## Stored data
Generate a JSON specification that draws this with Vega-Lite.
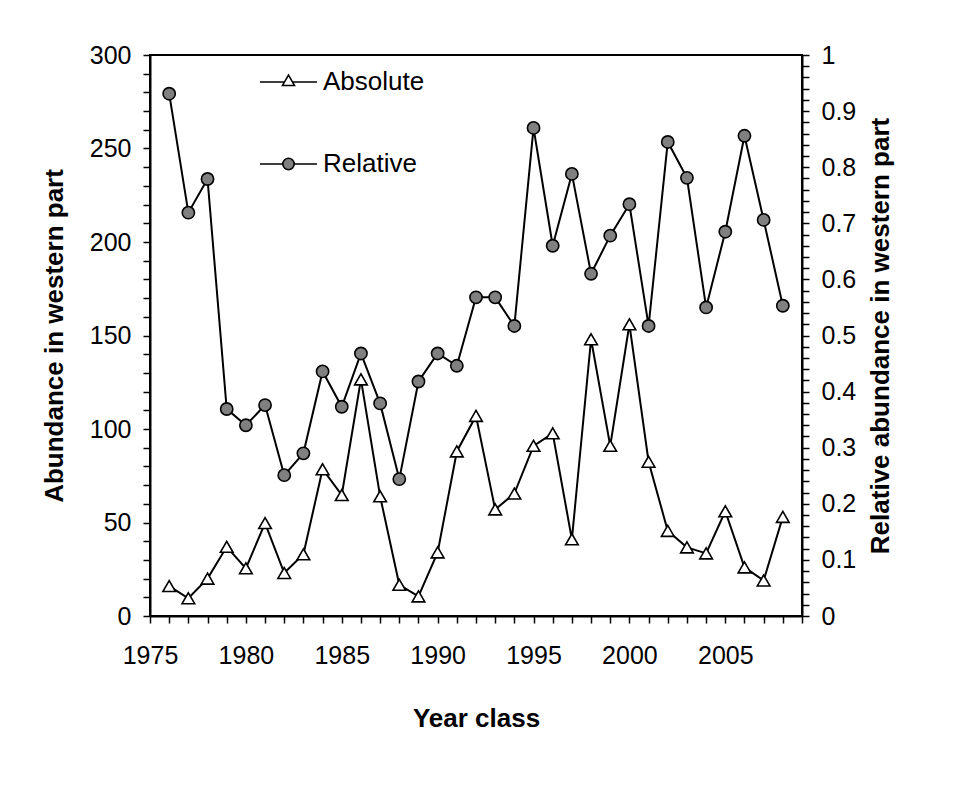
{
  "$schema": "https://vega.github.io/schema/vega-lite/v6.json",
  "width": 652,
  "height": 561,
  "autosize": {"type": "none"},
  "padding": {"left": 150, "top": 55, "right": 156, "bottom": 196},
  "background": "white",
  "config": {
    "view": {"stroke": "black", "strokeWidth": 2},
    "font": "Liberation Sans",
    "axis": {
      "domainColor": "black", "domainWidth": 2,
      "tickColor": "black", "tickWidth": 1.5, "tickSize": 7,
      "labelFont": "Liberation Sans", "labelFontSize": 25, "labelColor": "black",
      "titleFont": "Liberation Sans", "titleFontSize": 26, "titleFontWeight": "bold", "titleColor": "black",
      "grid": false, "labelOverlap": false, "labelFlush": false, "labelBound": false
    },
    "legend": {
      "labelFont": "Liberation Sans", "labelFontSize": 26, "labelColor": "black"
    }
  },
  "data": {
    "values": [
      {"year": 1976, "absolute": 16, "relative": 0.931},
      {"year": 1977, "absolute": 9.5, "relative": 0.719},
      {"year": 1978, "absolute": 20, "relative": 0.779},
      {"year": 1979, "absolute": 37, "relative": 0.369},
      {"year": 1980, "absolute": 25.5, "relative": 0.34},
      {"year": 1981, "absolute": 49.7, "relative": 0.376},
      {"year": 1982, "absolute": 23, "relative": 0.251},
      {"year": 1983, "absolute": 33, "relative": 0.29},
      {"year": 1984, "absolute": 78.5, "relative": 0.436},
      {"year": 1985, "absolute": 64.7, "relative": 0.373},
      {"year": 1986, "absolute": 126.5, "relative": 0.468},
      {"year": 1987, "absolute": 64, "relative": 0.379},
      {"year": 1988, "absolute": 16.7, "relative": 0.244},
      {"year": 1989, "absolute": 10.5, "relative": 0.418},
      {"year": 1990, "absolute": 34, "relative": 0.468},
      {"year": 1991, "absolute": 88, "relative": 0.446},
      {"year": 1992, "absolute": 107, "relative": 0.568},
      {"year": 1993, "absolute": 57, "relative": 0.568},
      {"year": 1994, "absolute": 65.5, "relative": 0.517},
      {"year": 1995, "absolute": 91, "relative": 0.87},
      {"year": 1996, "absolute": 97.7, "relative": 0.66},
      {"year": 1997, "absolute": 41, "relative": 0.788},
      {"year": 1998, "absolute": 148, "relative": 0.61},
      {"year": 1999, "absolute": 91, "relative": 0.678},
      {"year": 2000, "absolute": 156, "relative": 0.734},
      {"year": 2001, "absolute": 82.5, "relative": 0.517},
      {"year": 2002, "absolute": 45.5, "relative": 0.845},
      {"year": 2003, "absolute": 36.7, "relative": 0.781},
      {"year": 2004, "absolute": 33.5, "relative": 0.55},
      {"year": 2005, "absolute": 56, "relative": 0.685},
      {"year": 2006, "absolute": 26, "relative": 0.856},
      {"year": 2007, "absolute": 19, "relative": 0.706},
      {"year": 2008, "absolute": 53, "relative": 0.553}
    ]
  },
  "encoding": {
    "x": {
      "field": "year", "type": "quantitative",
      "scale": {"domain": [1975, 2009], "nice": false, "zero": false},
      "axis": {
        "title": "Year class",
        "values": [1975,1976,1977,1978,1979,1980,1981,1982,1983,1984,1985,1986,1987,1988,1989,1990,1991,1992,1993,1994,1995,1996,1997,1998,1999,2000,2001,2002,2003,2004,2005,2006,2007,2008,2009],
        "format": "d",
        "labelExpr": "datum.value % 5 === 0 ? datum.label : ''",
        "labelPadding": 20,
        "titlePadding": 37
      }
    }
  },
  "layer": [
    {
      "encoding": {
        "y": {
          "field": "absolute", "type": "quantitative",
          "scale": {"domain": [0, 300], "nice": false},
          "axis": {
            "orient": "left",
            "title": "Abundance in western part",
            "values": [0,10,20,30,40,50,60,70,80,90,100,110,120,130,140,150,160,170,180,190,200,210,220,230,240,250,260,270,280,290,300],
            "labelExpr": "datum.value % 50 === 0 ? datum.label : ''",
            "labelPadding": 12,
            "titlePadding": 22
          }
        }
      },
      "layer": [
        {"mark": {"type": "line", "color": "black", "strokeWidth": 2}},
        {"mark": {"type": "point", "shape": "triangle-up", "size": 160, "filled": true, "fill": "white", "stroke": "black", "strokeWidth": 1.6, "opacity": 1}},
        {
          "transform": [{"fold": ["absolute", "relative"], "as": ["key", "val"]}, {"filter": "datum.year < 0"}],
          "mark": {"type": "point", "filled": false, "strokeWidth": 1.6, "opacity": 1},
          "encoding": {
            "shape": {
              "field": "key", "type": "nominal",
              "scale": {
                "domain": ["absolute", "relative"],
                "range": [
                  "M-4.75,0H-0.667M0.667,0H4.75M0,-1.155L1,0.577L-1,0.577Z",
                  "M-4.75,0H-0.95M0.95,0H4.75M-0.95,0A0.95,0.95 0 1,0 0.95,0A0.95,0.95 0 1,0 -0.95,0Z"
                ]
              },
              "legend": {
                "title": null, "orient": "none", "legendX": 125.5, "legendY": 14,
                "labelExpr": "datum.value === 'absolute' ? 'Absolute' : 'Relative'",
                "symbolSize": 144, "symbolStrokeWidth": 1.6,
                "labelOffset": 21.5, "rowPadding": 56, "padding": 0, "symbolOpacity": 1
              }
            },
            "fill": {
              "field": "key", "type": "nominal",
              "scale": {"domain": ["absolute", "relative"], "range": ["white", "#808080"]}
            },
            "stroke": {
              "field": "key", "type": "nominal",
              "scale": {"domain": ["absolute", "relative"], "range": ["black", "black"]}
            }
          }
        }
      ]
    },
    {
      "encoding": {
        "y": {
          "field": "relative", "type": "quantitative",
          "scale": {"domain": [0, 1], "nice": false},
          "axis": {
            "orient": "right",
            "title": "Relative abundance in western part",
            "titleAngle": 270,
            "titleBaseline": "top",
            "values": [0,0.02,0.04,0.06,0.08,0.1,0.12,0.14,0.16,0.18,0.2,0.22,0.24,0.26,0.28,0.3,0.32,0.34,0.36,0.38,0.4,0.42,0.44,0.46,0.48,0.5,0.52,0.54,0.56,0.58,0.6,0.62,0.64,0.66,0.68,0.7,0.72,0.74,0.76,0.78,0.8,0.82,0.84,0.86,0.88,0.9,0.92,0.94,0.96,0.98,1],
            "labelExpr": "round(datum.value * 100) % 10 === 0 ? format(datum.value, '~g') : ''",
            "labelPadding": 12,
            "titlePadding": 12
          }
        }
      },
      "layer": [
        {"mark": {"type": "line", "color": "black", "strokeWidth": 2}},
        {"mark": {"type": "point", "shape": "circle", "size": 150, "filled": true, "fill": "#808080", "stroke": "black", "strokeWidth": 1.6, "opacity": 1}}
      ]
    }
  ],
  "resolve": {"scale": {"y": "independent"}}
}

==

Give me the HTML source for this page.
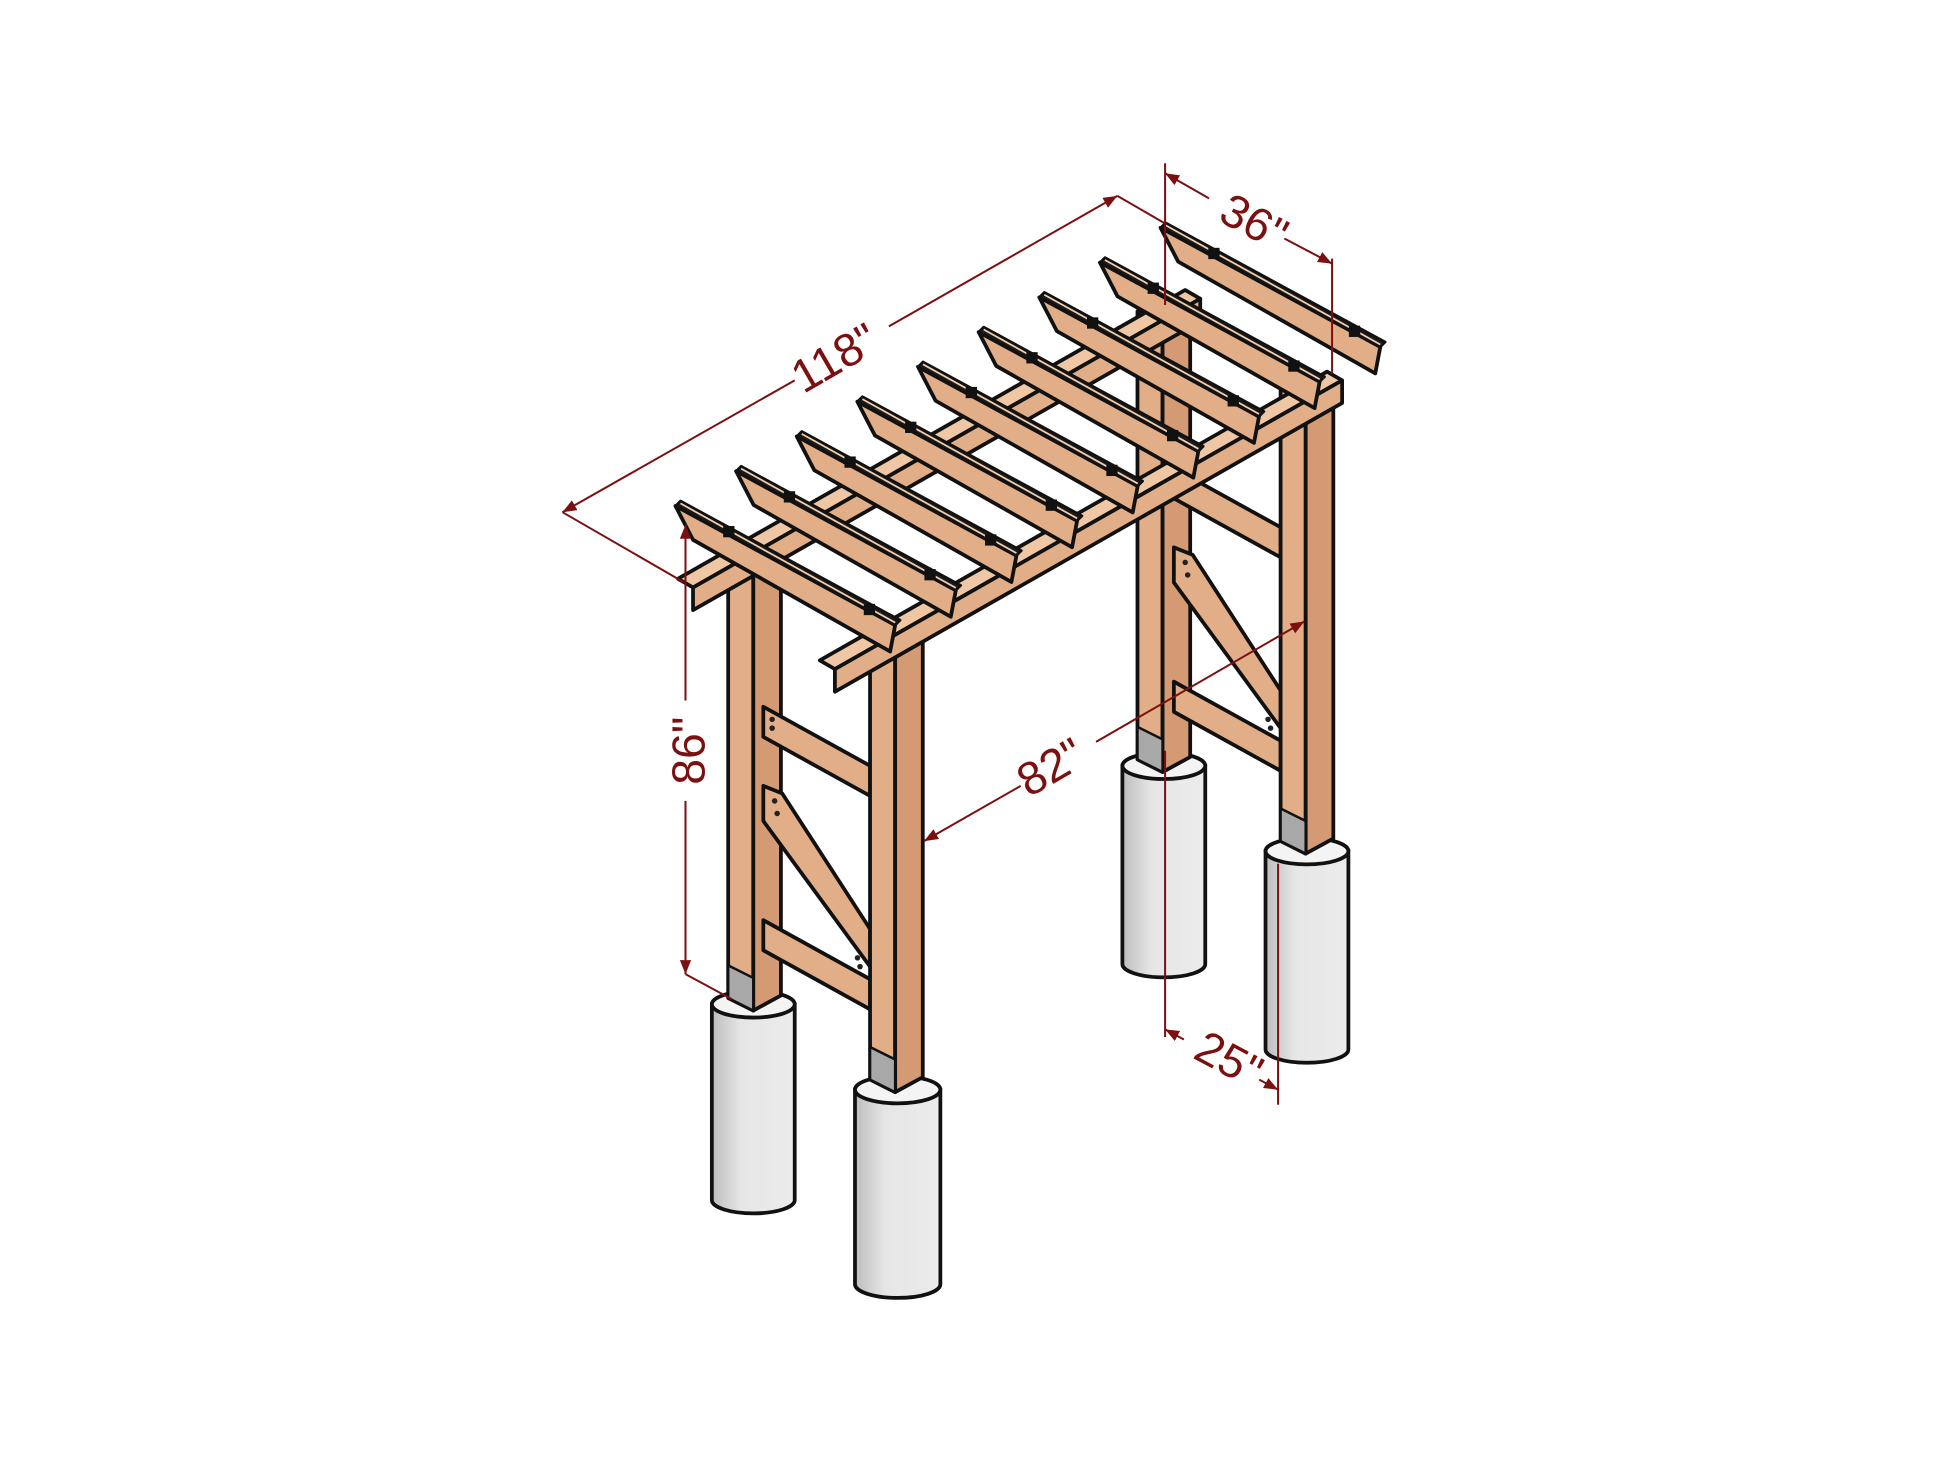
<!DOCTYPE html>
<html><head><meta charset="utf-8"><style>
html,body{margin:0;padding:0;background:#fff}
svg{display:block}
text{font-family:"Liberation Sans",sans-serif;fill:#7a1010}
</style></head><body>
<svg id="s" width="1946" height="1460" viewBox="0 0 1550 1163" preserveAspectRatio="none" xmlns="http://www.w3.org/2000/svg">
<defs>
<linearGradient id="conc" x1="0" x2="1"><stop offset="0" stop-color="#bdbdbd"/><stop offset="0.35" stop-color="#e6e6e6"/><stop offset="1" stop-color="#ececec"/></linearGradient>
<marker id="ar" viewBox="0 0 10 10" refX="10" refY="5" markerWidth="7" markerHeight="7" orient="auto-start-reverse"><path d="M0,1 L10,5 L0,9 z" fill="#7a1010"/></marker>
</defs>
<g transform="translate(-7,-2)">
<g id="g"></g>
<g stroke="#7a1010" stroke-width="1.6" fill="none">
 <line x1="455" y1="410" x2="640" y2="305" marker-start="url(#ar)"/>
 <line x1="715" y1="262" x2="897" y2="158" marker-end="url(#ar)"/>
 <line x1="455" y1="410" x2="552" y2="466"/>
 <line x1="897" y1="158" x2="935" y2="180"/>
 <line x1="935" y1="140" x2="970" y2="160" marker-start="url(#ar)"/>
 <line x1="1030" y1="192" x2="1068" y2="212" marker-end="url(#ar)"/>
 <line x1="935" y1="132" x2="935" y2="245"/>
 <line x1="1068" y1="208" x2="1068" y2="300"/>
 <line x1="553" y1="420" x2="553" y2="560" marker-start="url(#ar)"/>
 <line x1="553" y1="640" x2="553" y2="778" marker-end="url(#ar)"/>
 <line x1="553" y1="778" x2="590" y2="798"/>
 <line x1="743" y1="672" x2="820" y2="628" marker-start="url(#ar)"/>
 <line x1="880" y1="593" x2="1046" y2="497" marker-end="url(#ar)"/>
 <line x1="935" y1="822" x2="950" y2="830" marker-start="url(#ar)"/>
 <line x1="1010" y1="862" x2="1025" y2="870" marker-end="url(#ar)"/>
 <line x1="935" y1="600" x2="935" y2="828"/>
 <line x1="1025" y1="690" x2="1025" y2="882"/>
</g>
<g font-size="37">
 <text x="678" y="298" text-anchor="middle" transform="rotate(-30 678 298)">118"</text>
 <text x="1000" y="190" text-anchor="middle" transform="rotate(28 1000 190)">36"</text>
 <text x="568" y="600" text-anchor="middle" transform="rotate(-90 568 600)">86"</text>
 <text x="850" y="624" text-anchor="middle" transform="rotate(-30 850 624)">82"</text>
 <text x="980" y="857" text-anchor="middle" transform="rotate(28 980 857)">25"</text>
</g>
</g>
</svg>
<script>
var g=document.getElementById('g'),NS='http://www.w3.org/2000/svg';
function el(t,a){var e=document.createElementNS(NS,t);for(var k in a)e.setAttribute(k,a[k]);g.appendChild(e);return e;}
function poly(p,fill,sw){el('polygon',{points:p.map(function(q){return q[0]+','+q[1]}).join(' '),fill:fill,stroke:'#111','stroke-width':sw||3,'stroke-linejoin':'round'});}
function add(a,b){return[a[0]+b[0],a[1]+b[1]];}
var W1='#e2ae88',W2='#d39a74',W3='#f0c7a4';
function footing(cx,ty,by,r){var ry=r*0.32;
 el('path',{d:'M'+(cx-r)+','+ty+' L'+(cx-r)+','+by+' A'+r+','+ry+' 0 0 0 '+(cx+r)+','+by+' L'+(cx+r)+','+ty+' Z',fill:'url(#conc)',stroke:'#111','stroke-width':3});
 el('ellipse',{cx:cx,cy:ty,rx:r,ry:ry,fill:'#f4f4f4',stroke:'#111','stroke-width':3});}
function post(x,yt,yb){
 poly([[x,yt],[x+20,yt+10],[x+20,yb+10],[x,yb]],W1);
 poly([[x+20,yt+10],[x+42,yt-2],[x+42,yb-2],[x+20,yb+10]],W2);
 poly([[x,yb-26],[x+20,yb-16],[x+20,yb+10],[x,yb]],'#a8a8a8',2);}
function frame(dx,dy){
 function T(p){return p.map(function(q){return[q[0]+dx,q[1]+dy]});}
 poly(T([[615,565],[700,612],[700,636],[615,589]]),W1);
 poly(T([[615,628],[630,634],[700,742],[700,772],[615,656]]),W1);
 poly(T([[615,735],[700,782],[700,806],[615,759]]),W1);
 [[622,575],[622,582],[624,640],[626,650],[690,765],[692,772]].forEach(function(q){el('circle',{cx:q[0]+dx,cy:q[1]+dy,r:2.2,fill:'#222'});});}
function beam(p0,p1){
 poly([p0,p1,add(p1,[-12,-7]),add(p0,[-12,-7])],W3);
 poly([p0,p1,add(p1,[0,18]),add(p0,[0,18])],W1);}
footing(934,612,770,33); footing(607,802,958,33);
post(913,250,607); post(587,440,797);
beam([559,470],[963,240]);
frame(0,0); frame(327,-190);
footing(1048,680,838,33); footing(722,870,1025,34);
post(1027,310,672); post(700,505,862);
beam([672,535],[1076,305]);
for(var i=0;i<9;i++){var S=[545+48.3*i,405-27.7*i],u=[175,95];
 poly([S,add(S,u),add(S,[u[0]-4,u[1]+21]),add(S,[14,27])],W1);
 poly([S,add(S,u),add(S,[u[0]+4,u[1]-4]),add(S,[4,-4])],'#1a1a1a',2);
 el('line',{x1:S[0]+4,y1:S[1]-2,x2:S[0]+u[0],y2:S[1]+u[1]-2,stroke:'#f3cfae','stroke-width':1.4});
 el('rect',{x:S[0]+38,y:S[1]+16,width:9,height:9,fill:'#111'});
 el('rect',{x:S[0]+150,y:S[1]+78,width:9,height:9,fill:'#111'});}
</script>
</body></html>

* * *

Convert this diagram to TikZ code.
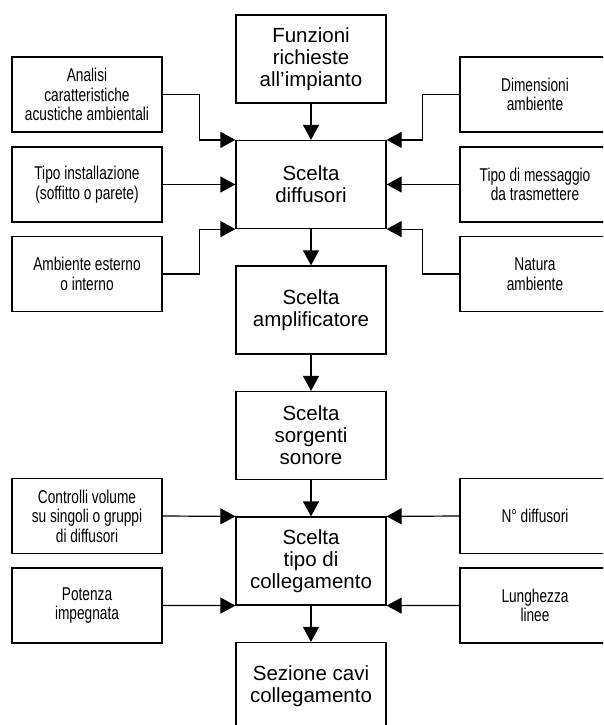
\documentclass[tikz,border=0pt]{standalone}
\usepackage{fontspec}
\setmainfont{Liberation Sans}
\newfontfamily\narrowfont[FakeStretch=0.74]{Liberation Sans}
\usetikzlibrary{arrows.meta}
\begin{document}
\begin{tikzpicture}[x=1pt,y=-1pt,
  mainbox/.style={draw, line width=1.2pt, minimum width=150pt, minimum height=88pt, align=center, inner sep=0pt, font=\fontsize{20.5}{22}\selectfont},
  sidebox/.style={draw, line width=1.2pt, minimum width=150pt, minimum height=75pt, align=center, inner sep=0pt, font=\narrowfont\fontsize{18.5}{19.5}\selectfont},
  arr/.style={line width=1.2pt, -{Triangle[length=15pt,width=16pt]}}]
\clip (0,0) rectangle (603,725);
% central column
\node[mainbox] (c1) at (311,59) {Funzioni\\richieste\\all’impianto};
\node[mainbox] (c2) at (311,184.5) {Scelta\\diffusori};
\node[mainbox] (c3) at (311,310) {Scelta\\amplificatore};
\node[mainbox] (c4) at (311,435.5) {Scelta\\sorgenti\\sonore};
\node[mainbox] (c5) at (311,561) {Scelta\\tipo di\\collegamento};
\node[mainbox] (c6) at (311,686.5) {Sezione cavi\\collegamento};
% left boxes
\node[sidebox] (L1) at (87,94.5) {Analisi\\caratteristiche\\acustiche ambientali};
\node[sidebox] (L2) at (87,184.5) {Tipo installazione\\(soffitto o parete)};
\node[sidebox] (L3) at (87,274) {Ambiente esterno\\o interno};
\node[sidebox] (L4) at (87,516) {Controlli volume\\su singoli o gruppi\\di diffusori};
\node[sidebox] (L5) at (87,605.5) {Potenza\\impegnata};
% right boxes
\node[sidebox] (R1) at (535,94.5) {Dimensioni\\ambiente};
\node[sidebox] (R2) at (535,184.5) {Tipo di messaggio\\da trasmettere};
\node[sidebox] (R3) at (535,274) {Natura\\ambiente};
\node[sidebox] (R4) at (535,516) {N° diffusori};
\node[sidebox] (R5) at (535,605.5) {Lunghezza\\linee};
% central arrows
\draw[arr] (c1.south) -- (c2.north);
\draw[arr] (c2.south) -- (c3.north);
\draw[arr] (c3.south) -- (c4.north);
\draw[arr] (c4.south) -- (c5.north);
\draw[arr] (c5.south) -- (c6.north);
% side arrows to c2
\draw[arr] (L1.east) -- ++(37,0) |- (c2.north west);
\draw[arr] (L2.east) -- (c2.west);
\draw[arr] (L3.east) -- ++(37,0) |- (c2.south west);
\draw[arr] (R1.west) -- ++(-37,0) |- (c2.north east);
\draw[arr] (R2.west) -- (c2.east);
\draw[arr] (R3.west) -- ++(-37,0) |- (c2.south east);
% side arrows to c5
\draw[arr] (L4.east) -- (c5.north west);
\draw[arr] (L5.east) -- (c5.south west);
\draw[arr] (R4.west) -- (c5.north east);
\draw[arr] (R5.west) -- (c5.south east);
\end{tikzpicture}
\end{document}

## Task details
Gather each line from the listing above that holds "this".

## Task result
Generate a JSON specification that draws this with Vega-Lite.
Give me the HTML source for this page.
Convert this diagram to TikZ code.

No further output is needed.